You can enable or disable alert rules that are created. You can also specify different alert recipients based on the severity levels of alerts.

6. Configure advanced parameters

You can change the values of specific parameters configured for the synchronization task based on your business requirements. For example, you can specify an appropriate value for the Maximum read connections parameter to prevent the current synchronization task from imposing excessive pressure on the source database and data production from being affected.

Note

To prevent unexpected errors or data quality issues, we recommend that you understand the meanings of the parameters before you change the values of the parameters.

In the upper-right corner of the configuration page, click Configure Advanced Parameters.
In the Configure Advanced Parameters panel, change the values of the desired parameters.
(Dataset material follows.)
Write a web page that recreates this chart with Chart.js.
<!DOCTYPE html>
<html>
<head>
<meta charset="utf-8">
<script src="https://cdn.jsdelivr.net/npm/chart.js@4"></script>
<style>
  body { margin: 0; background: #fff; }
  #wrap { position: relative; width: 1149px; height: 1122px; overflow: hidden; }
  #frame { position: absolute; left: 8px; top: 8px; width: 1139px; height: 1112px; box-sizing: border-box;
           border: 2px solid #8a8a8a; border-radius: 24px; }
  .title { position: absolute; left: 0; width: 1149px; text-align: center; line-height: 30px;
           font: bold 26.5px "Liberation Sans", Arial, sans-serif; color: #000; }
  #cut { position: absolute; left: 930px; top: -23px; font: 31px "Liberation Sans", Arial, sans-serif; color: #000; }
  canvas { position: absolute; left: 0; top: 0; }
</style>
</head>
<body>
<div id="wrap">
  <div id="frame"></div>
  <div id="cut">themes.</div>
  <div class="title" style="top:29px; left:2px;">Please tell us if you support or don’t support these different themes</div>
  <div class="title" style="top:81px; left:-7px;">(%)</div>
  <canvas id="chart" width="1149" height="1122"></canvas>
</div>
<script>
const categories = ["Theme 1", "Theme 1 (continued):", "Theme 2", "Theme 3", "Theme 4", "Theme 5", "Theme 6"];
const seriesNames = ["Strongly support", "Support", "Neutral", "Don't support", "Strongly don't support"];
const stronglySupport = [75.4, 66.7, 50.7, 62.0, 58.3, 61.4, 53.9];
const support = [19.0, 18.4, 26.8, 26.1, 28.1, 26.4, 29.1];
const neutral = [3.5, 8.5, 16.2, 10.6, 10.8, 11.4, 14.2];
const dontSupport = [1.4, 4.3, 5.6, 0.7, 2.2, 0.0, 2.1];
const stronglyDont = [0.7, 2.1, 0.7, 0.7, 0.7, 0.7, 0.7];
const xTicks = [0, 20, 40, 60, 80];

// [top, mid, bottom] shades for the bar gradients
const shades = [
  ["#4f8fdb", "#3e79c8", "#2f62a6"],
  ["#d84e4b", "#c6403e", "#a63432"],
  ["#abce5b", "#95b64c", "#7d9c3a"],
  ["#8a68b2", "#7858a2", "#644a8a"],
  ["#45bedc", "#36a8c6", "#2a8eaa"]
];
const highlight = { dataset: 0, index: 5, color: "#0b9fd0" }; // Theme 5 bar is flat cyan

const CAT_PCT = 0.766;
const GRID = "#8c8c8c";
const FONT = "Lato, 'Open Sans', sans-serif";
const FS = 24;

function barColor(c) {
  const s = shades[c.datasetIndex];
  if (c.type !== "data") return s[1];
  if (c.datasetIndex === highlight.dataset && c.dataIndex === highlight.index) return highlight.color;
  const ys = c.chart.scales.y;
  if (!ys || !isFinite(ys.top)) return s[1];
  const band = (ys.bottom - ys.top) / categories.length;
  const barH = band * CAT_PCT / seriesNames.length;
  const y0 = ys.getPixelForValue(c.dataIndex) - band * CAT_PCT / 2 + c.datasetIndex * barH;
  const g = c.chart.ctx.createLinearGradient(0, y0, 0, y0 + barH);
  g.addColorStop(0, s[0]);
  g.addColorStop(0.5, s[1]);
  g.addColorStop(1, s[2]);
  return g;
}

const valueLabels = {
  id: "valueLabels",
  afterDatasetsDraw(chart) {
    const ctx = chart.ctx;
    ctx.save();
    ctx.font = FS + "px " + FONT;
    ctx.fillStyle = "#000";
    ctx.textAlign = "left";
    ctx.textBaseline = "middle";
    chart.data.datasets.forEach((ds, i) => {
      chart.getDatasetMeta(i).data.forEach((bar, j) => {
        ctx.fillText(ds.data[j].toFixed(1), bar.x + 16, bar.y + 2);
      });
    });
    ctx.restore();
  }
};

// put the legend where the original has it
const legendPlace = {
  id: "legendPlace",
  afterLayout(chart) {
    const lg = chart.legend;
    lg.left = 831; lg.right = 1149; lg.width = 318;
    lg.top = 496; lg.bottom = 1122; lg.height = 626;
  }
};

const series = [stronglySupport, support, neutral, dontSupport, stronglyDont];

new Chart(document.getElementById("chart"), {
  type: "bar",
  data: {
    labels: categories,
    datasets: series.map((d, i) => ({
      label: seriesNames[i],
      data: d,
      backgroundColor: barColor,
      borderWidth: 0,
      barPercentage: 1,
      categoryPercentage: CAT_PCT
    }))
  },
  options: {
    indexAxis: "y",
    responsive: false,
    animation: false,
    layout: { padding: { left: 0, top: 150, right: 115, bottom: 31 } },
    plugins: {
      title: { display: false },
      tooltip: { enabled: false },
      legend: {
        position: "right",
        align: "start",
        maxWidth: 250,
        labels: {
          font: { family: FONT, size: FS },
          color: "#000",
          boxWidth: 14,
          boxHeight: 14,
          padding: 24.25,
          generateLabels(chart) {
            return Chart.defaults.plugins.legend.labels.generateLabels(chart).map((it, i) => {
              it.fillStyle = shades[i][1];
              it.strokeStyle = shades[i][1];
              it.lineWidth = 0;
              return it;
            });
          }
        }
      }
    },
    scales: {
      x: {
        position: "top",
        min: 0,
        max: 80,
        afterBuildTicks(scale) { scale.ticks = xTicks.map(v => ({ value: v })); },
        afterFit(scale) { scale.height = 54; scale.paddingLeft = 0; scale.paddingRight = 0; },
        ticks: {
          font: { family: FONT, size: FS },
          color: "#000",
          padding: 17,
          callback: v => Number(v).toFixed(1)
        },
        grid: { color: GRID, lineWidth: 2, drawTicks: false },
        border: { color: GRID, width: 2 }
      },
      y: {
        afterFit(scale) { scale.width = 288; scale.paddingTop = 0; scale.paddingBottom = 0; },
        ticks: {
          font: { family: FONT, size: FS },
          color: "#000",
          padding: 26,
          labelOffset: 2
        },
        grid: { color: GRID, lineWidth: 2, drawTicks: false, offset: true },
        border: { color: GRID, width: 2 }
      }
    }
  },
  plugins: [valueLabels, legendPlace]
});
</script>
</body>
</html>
7. Configure DDL processing rules

DDL operations may be performed on the source. You can click Configure DDL Capability in the upper-right corner of the page to configure rules to process DDL messages from the source based on your business requirements.

Note

For more information, see Configure rules to process DDL messages.

8. View and change resource groups

You can click Configure Resource Group in the upper-right corner of the page to view and change the resource groups that are used to run the current synchronization task.
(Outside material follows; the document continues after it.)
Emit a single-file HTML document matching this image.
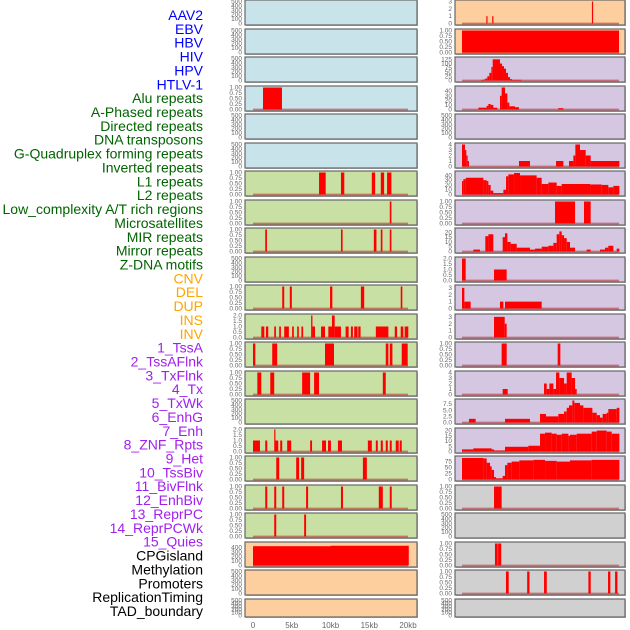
<!DOCTYPE html>
<html><head><meta charset="utf-8">
<style>
html,body{margin:0;padding:0;background:#fff;}
svg{display:block;font-family:"Liberation Sans",sans-serif;}
</style></head>
<body>
<svg id="chart" width="630" height="630" viewBox="0 0 630 630">
<g id="labels"></g>
<g id="panels"></g>
<g id="xaxis"></g>
</svg>
<script>
const trackLabels = ["AAV2","EBV","HBV","HIV","HPV","HTLV-1","Alu repeats","A-Phased repeats","Directed repeats","DNA transposons","G-Quadruplex forming repeats","Inverted repeats","L1 repeats","L2 repeats","Low_complexity A/T rich regions","Microsatellites","MIR repeats","Mirror repeats","Z-DNA motifs","CNV","DEL","DUP","INS","INV","1_TssA","2_TssAFlnk","3_TxFlnk","4_Tx","5_TxWk","6_EnhG","7_Enh","8_ZNF_Rpts","9_Het","10_TssBiv","11_BivFlnk","12_EnhBiv","13_ReprPC","14_ReprPCWk","15_Quies","CPGisland","Methylation","Promoters","ReplicationTiming","TAD_boundary"];
const labelColors = ["#0000ff","#0000ff","#0000ff","#0000ff","#0000ff","#0000ff","#006400","#006400","#006400","#006400","#006400","#006400","#006400","#006400","#006400","#006400","#006400","#006400","#006400","#ffa500","#ffa500","#ffa500","#ffa500","#ffa500","#a020f0","#a020f0","#a020f0","#a020f0","#a020f0","#a020f0","#a020f0","#a020f0","#a020f0","#a020f0","#a020f0","#a020f0","#a020f0","#a020f0","#a020f0","#000","#000","#000","#000","#000"];
const xTickValues = [0,5,10,15,20];
const xTickLabels = ["0","5kb","10kb","15kb","20kb"];

// tick sets
const ticksEmpty = [0,100,200,300,400,500];
const ticksUnit = [0,0.25,0.5,0.75,1.0];
const ticksTwo = [0,0.5,1.0,1.5,2.0];

// left column segments [startKb, endKb, value]
const L04 = [[1.29,3.74,1]];
const L07 = [[8.52,9.38,1],[11.35,11.78,1],[15.33,15.76,1],[16.49,16.92,1],[17.3,17.86,1]];
const L08 = [[17.65,17.86,1]];
const L09 = [[1.58,1.8,1],[11.35,11.56,1],[15.59,15.93,1],[16.49,16.7,1],[17.65,17.86,1]];
const L11 = [[3.77,4.03,1],[4.75,5.01,1],[9.94,10.24,1],[13.92,14.35,1],[19.06,19.27,1]];
const L12 = [[1.07,1.46,1],[1.67,1.97,1],[2.74,2.96,1],[3.38,3.6,1],[4.03,4.63,1],[5.05,5.27,1],[5.7,5.91,1],[6.25,6.47,1],[7.5,7.67,2],[7.67,8.0,1],[8.78,9.29,1],[9.72,10.19,1],[10.19,10.54,2],[10.54,11.35,1],[11.95,12.34,1],[12.63,12.89,1],[13.06,13.49,1],[13.58,13.88,1],[15.85,17.47,1],[18.29,18.59,1],[19.06,19.4,1],[19.57,20.04,1]];
const L13 = [[0,0.3,1],[2.48,3.12,1],[9.29,10.45,1],[17.13,17.47,1],[17.65,17.99,1],[19.19,19.96,1]];
const L14 = [[0.56,1.07,1],[2.23,2.74,1],[6.34,7.37,1],[7.88,8.52,1],[16.75,17.13,1]];
const L16 = [[0,0.9,1],[1.58,1.84,1],[2.74,2.87,2],[2.87,3.26,1],[3.51,3.77,1],[4.41,4.93,1],[7.37,7.62,1],[8.91,9.42,1],[9.68,10.06,1],[10.96,11.48,1],[14.82,15.33,1],[15.85,16.1,1],[16.49,16.75,1],[17.13,17.39,1],[17.65,17.9,1],[18.42,18.8,1],[18.93,19.19,1]];
const L17 = [[3.0,3.38,1],[5.57,5.95,1],[6.21,6.6,1],[14.18,14.69,1]];
const L18 = [[1.58,1.84,1],[2.74,3.0,1],[3.77,4.03,1],[6.85,7.11,1],[11.35,11.61,1],[16.23,16.75,1],[17.65,17.9,1]];
const L19 = [[2.74,3.0,1],[6.6,6.85,1]];
const L20 = [[0,10,430],[10,20.1,440]];

// right column segments
const R01 = [[3.1,3.25,1],[3.85,4.0,1],[16.55,16.7,3]];
const R02 = [[0,20,1]];
const R03 = [[2.42,2.72,3],[2.72,2.97,6],[2.97,3.23,12],[3.23,3.48,25],[3.48,3.74,45],[3.74,3.91,80],[3.91,4.84,125],[4.84,5.1,100],[5.1,5.35,85],[5.35,5.61,70],[5.61,5.86,45],[5.86,6.12,20],[6.12,6.37,8],[6.37,7.6,4]];
const R04 = [[2.08,3.14,4],[3.14,3.36,8],[3.36,3.65,12],[3.65,3.99,10],[3.99,4.5,4],[4.84,5.05,30],[5.05,5.48,48],[5.48,5.78,35],[5.78,6.03,15],[6.03,6.75,7],[6.75,7.26,5],[12.27,12.91,3]];
const R06 = [[0,0.38,4],[0.38,0.55,3],[0.55,0.72,2],[0.72,0.89,1],[7.26,8.66,1],[11.98,12.91,1],[13.63,14.19,1],[14.19,14.44,2],[14.44,15.03,4],[15.03,15.76,3],[15.76,16.39,2],[16.39,20.05,1]];
const R07 = [[0,0.17,28],[0.17,0.47,32],[0.47,2.72,35],[2.72,3.14,30],[3.14,3.36,28],[3.36,3.65,20],[3.65,3.99,8],[3.99,5.27,3],[5.27,5.61,10],[5.61,5.9,38],[5.9,6.63,42],[6.63,7.39,45],[7.39,9.51,40],[9.51,10.15,35],[10.15,11.0,22],[11.0,12.06,25],[12.06,12.7,18],[12.7,16.31,22],[16.31,17.8,21],[17.8,18.64,20],[18.64,19.28,15],[19.28,20.05,18]];
const R08 = [[11.85,14.4,1],[15.54,16.39,1]];
const R09 = [[1.44,2.29,2],[2.97,3.36,16],[3.36,3.99,18],[5.18,5.48,15],[5.48,5.78,19],[5.78,6.2,10],[6.2,6.97,8],[6.97,8.66,4],[8.66,9.3,2],[9.3,10.15,3],[10.15,11.0,5],[11.0,11.64,6],[11.64,12.06,9],[12.06,12.4,18],[12.4,12.7,21],[12.7,13.0,17],[13.0,13.34,14],[13.34,13.76,10],[13.76,14.4,4],[15.88,16.39,2],[17.58,18.22,2],[18.22,18.64,4],[18.64,19.28,6],[19.71,20.05,3]];
const R10 = [[0,0.47,2],[4.08,5.69,1]];
const R11 = [[0,0.3,3],[0.3,1.1,1],[4.84,5.27,1],[5.48,10.15,1]];
const R12 = [[4.08,5.44,3],[5.44,5.69,2]];
const R13 = [[5.05,5.69,1],[12.19,12.53,1]];
const R14 = [[5.18,5.82,1],[10.45,10.79,2],[10.79,11.13,1],[11.13,11.64,2],[11.64,11.98,1],[11.98,12.4,4],[12.4,13.0,3],[13.0,13.34,2],[13.34,13.97,4],[13.97,14.4,3],[14.4,14.61,1]];
const R15 = [[0.89,1.74,1.5],[5.48,8.66,1.5],[9.94,10.7,3.5],[10.7,12.27,2.5],[12.27,13.0,3.5],[13.0,13.34,4.5],[13.34,13.63,6],[13.63,14.06,7],[14.06,14.31,9],[14.31,15.03,8],[15.03,15.46,7],[15.46,16.61,6],[16.61,17.16,4],[17.16,17.58,3],[17.58,17.92,2],[17.92,18.43,3.5],[18.43,18.64,4],[18.64,19.71,5.5],[19.71,20.05,6]];
const R16 = [[0,1.44,2],[1.44,3.78,3],[3.78,4.08,2],[4.08,5.48,1],[5.48,8.45,4.5],[8.45,9.94,5.5],[9.94,10.58,17],[10.58,11.42,18],[11.42,12.06,17],[12.06,12.7,16],[12.7,13.55,17],[13.55,13.76,15],[13.76,14.61,16],[14.61,16.52,17],[16.52,17.16,19],[17.16,18.43,20],[18.43,19.07,19],[19.07,20.05,17]];
const R17 = [[0,2.72,90],[2.72,3.14,88],[3.14,3.57,70],[3.57,3.78,55],[3.78,4.08,40],[4.08,4.33,10],[4.33,5.18,5],[5.18,5.48,15],[5.48,5.78,60],[5.78,6.33,70],[6.33,7.3,75],[7.3,9.09,80],[9.09,10.58,82],[10.58,12.06,78],[12.06,13.76,75],[13.76,16.52,80],[16.52,20.05,82]];
const R18 = [[4.08,5.05,1]];
const R20 = [[4.2,4.55,1],[4.6,5.0,1]];
const R21 = [[5.6,5.95,1],[8.3,8.6,1],[10.45,10.8,1],[16.1,16.4,1],[18.6,18.9,1],[19.5,19.8,1]];

const leftCol = [
 [null,500,ticksEmpty],[null,500,ticksEmpty],[null,500,ticksEmpty],[L04,1,ticksUnit],[null,500,ticksEmpty],[null,500,ticksEmpty],
 [L07,1,ticksUnit],[L08,1,ticksUnit],[L09,1,ticksUnit],[null,500,ticksEmpty],[L11,1,ticksUnit],[L12,2,ticksTwo],[L13,1,ticksUnit],[L14,1,ticksUnit],[null,500,ticksEmpty],[L16,2,ticksTwo],[L17,1,ticksUnit],[L18,1,ticksUnit],[L19,1,ticksUnit],
 [L20,490,[0,100,200,300,400]],[null,500,ticksEmpty],[null,500,ticksEmpty]
];
const rightCol = [
 [R01,3,[0,1,2,3]],[R02,1,ticksUnit],[R03,130,[0,25,50,75,100,125]],[R04,48,[0,10,20,30,40]],[null,500,ticksEmpty],[R06,4,[0,1,2,3,4]],[R07,46,[0,10,20,30,40]],[R08,1,ticksUnit],[R09,23,[0,5,10,15,20]],[R10,2,[0,0.5,1.0,1.5,2.0]],[R11,3.2,[0,1,2,3]],[R12,3.2,[0,1,2,3]],[R13,1,ticksUnit],[R14,4,[0,1,2,3,4]],[R15,9,[0,2.5,5.0,7.5]],[R16,21,[0,5,10,15,20]],[R17,92,[0,25,50,75]],
 [R18,1,ticksUnit],[null,500,ticksEmpty],[R20,1,ticksUnit],[R21,1,ticksUnit],[null,500,ticksEmpty]
];
const leftBg = i => i<6 ? "#c8e3ea" : (i<19 ? "#c8e0a3" : "#fecf9e");
const rightBg = i => i<2 ? "#fecf9e" : (i<17 ? "#d5c6e2" : "#d0d0d0");

const NS = "http://www.w3.org/2000/svg";
function mk(tag, attrs, parent){ const e=document.createElementNS(NS,tag); for(const k in attrs) e.setAttribute(k,attrs[k]); parent.appendChild(e); return e; }

// labels
const lg = document.getElementById('labels');
trackLabels.forEach((t,i)=>{
  const e = mk('text',{x:203,y:20+i*13.86,'text-anchor':'end','font-size':'14',fill:labelColors[i]},lg);
  e.textContent = t;
  
  
});

const pg = document.getElementById('panels');
function fmt(v, ticks){
  const isUnit = ticks===ticksUnit;
  if(isUnit) return v.toFixed(2);
  if(ticks.some(t=>t%1!==0)) return v.toFixed(1);
  return String(v);
}
function drawCol(col, x0, w, xz, xs, bgf, side){
  col.forEach((p,i)=>{
    const segs=p[0], ymax=p[1], ticks=p[2];
    const top = Math.round(i*28.5);
    const h = i===21 ? 18 : 25;
    const g = mk('g',{},pg);
    
    
    mk('rect',{x:x0+1,y:top+1,width:w,height:h,fill:'#bbb'},g);
    mk('rect',{x:x0,y:top,width:w,height:h,fill:bgf(i),stroke:'#666','stroke-width':1.2},g);
    const y0 = top+h-1.5, yt = top+1.5;
    const ys = v => y0 - v/ymax*(y0-yt);
    const xm = kb => xz + kb*xs;
    ticks.forEach(t=>{
      const tt = mk('text',{x:x0-3,y:ys(t)+2,'text-anchor':'end','font-size':'6.5',fill:'#666'},g);
      tt.textContent = fmt(t,ticks);
      
      
    });
    if(segs){
      mk('line',{x1:xm(0),x2:xm(20),y1:y0,y2:y0,stroke:'#b22',"stroke-opacity":0.55,'stroke-width':1.8},g);
      segs.forEach(s=>{
        const r = mk('rect',{x:xm(s[0]),y:ys(s[2]),width:Math.max(1.2,xm(s[1])-xm(s[0])),height:y0-ys(s[2]),fill:'#ff0000'},g);
        
        
      });
    }
  });
}
drawCol(leftCol, 245, 172, 253, 7.75, leftBg, 'left');
drawCol(rightCol, 455, 170, 462, 7.85, rightBg, 'right');

const xg = document.getElementById('xaxis');
xTickValues.forEach((v,i)=>{
  const e = mk('text',{x:253+v*7.75,y:628,'text-anchor':'middle','font-size':'8',fill:'#666'},xg);
  e.textContent = xTickLabels[i];
  
  
});
</script>
</body></html>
9. Run the synchronization task

After the configuration of the synchronization task is complete, click Complete in the lower part of the page.
In the Synchronization Task section of the Data Integration page, find the created synchronization task and click Start in the Operation column.
Click the Name/ID of the synchronization task in the Tasks section and view the detailed running process of the synchronization task.

Sync task O&M

View task running status

After you create a sync task, you can view a list of your sync tasks and their basic information on the sync task page.

In the **Actions** column, you can Start or Stop a sync task. You can also perform other operations, such as Edit and View, from the **More** menu.
For running tasks, you can view their basic operational status in the Execution Overview section. You can also click an area in the overview to view execution details.
A real-time sync task that synchronizes an entire MySQL database to MaxCompute consists of the following three steps:
- Schema migration: This step includes the creation method for the destination table, which can be an existing table or an automatically created table. If a table is automatically created, the DDL statement is displayed.
- Full initialization: This step includes information about the tables for offline synchronization, the synchronization progress, and the number of written records.
- Real-time data synchronization: This step includes real-time synchronization statistics, such as real-time progress, DDL records, DML records, and alert information.

Rerun the synchronization task

In some special cases, if you add tables to or remove tables from the source, or change the schema or name of a destination table, you can click More in the Operation column of the synchronization task and then click Rerun to rerun the task after the change. During the rerun process, the synchronization task synchronizes data only from the newly added tables to the destination or only from the mapped source table to the destination table whose schema or name is changed.

If you want to rerun the synchronization task without modifying the configuration of the task, click More in the Actions column and then click Rerun to rerun the task to perform full synchronization and incremental synchronization again.
If you want to rerun the synchronization task after you add tables to or remove tables from the task, click Complete after the change. In this case, Apply Updates is displayed in the Actions column of the synchronization task. Click Apply Updates to trigger the system to rerun the synchronization task. During the rerun process, the synchronization task synchronizes data from the newly added tables to the destination. Data in the original tables is not synchronized again.